Hi @paulwalker-arm Are you okay with landing this patch ?

Hi @paulwalker-arm Are you okay with landing this patch ?

Hi @hassnaa-arm , this dropped off my radar since Dave already accepted the updated patch. I'll try to take a look later today but please don't feel you have to wait for me before landing the patch.

paulwalker-arm added inline comments.Apr 19 2023, 5:07 PM
llvm/lib/Target/AArch64/AArch64ISelLowering.cpp
17836

Given the MUL_PRED node you care about is the result of operation legalisation it's perhaps worth having a !isBeforeLegalizeOps() or isAfterLegalizeDAG() check so the combine costs less compile time during the earlier code generation phases. It'll also mean you can be sure the types are legal just in case we get here via some weird route.

17845–17855

I think you'll cover more cases if you check N->getOperand(1) first. For example, consider the case when you have sub(extract(), extract(mul_pred())), with the current order (i.e. checking Op0 first) the combine will not fire?

I guess there's an argument it would be even better for the function to take the operands as parameters (or implement a lambda function) so you'd have something like:

if (res = performOpt(Opcode, Op0, Op1)
  return res;
if (Opcode == ISD::ADD)
  if (res = performOpt(Opcode, Op1, Op0)
    return res;

This way you'll cover the maximum number of combinations.

I'll leave the decision whether it's worth covering all cases to you but as a minimum I'd switch to check Op1 first as mention above.

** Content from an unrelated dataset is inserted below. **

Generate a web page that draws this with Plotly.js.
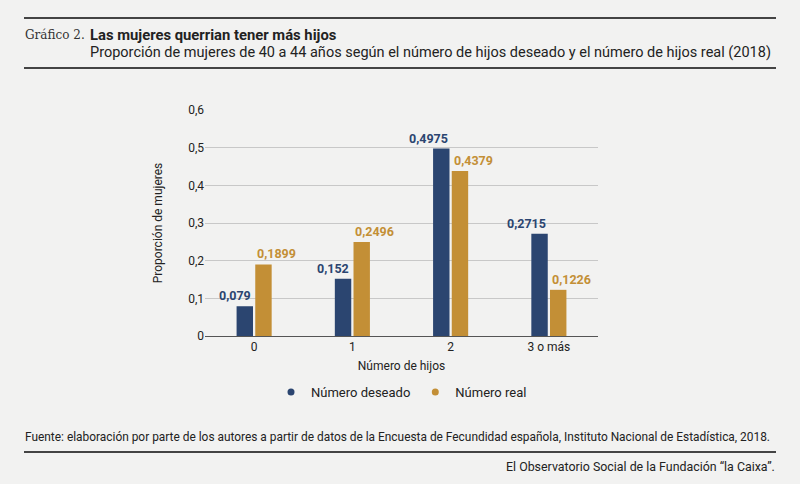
<!DOCTYPE html>
<html><head><meta charset="utf-8">
<script src="https://cdn.plot.ly/plotly-3.0.1.min.js"></script>
<style>body{margin:0;background:#f2f2f1}#plot{width:800px;height:484px}</style>
</head><body><div id="plot"></div>
<script>
// DATA
var categories = ['0', '1', '2', '3 o más'];
var deseado = [0.079, 0.152, 0.4975, 0.2715];
var real = [0.1899, 0.2496, 0.4379, 0.1226];
var seriesNames = ['Número deseado', 'Número real'];

function label(v) { return String(v).replace('.', ','); }

var navy = '#2b4570', gold = '#c38f36';
var ff = 'Roboto, Liberation Sans, sans-serif';

function bars(y, color) {
    return {x: categories, y: y, type: 'bar', showlegend: false, marker: {color: color}, hoverinfo: 'y'};
}
function legendItem(name, color) {
    return {x: [null], y: [null], type: 'scatter', mode: 'markers', name: name,
        marker: {color: color, size: 7, symbol: 'circle'}};
}

var data = [bars(deseado, navy), bars(real, gold), legendItem(seriesNames[0], navy), legendItem(seriesNames[1], gold)];

// value labels: navy ones end left of the group centre, gold ones start right of it
var valueLabels = [];
categories.forEach(function (c, i) {
    valueLabels.push({x: c, y: deseado[i], xref: 'x', yref: 'y', text: '<b>' + label(deseado[i]) + '</b>',
        showarrow: false, xanchor: 'right', yanchor: 'bottom', xshift: -1, yshift: 1,
        font: {color: navy, size: 12.5}});
    valueLabels.push({x: c, y: real[i], xref: 'x', yref: 'y', text: '<b>' + label(real[i]) + '</b>',
        showarrow: false, xanchor: 'left', yanchor: 'bottom', xshift: 1, yshift: 1,
        font: {color: gold, size: 12.5}});
});

// pixel helpers: plot area 205..598 x, 110..336 y
function px(x) { return (x - 205) / 393; }
function py(y) { return (336 - y) / 226; }

var layout = {
    width: 800, height: 484,
    paper_bgcolor: '#f2f2f1', plot_bgcolor: '#f2f2f1',
    font: {family: ff, color: '#222', size: 12},
    margin: {l: 205, r: 202, t: 110, b: 148},
    bargap: 0.62, bargroupgap: 0.12,
    separators: ',.',
    xaxis: {type: 'category', title: {text: 'Número de hijos', font: {size: 12}, standoff: 8},
            ticks: '', linecolor: '#555', showline: true},
    yaxis: {title: {text: 'Proporción de mujeres', font: {size: 12}, standoff: 22},
            range: [0, 0.6], dtick: 0.1, tickformat: ',.1~f',
            gridcolor: '#c8c8c8', zeroline: false, ticks: ''},
    legend: {orientation: 'h', x: 0.5, xanchor: 'center', y: py(392), yanchor: 'middle',
             font: {size: 13}, itemwidth: 30, tracegroupgap: 0},
    shapes: [
        {type: 'line', xref: 'paper', yref: 'paper', x0: px(24), x1: px(776), y0: py(18), y1: py(18), line: {color: '#444', width: 2}},
        {type: 'line', xref: 'paper', yref: 'paper', x0: px(24), x1: px(776), y0: py(68), y1: py(68), line: {color: '#444', width: 2}},
        {type: 'line', xref: 'paper', yref: 'paper', x0: px(24), x1: px(776), y0: py(452), y1: py(452), line: {color: '#444', width: 2}}
    ],
    annotations: valueLabels.concat([
        {xref: 'paper', yref: 'paper', x: px(23), y: py(35), xanchor: 'left', yanchor: 'middle', showarrow: false,
         text: 'Gráfico 2.', font: {family: 'DejaVu Serif, serif', size: 12, color: '#333'}},
        {xref: 'paper', yref: 'paper', x: px(88), y: py(35), xanchor: 'left', yanchor: 'middle', showarrow: false,
         text: '<b>Las mujeres querrian tener más hijos</b>', font: {size: 14.8, color: '#222'}},
        {xref: 'paper', yref: 'paper', x: px(88), y: py(52), xanchor: 'left', yanchor: 'middle', showarrow: false,
         text: 'Proporción de mujeres de 40 a 44 años según el número de hijos deseado y el número de hijos real (2018)', font: {size: 14.5, color: '#222'}},
        {xref: 'paper', yref: 'paper', x: px(23), y: py(437), xanchor: 'left', yanchor: 'middle', showarrow: false,
         text: 'Fuente: elaboración por parte de los autores a partir de datos de la Encuesta de Fecundidad española, Instituto Nacional de Estadística, 2018.', font: {size: 11.9, color: '#222'}},
        {xref: 'paper', yref: 'paper', x: px(777), y: py(466), xanchor: 'right', yanchor: 'middle', showarrow: false,
         text: 'El Observatorio Social de la Fundación “la Caixa”.', font: {size: 12.4, color: '#222'}}
    ])
};

Plotly.newPlot('plot', data, layout, {displayModeBar: false});
</script></body></html>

hassnaa-arm marked 3 inline comments as done.Apr 19 2023, 11:57 PM

Enhance code readability.

david-arm added inline comments.Apr 20 2023, 6:37 AM
llvm/lib/Target/AArch64/AArch64ISelLowering.cpp
17874

Sorry to be a pain @hassnaa-arm, but this generates warnings about missing brackets () around the res = performOpt... code. I think you can silence the warnings by rewriting this as:

if (SDValue res = performOpt(N->getOperand(0), N->getOperand(1)))
  return res;
else if (N->getOpcode() == ISD::ADD)
  return performOpt(N->getOperand(1), N->getOperand(0));

return SDValue();
hassnaa-arm marked an inline comment as done.Apr 20 2023, 10:23 PM

Fix warning.

paulwalker-arm accepted this revision.Apr 21 2023, 6:51 AM

Looks good to me but please add a couple of tests to show the new operand flexibility before landing the patch. For example:

define <2 x i64> @test(<2 x i64> %a, <2 x i64> %b, <2 x i64> %c, <2 x i64> %d) {
  %mul1 = mul <2 x i64> %a, %b
  %mul2= mul <2 x i64> %c, %d
  %sub = sub <2 x i64> %mul, %mul2
  ret <2 x i64> %sub
}

Add extra test cases that have 'extract_subvector' in both operands.

This revision was landed with ongoing or failed builds.Apr 24 2023, 4:55 AM
This revision was automatically updated to reflect the committed changes.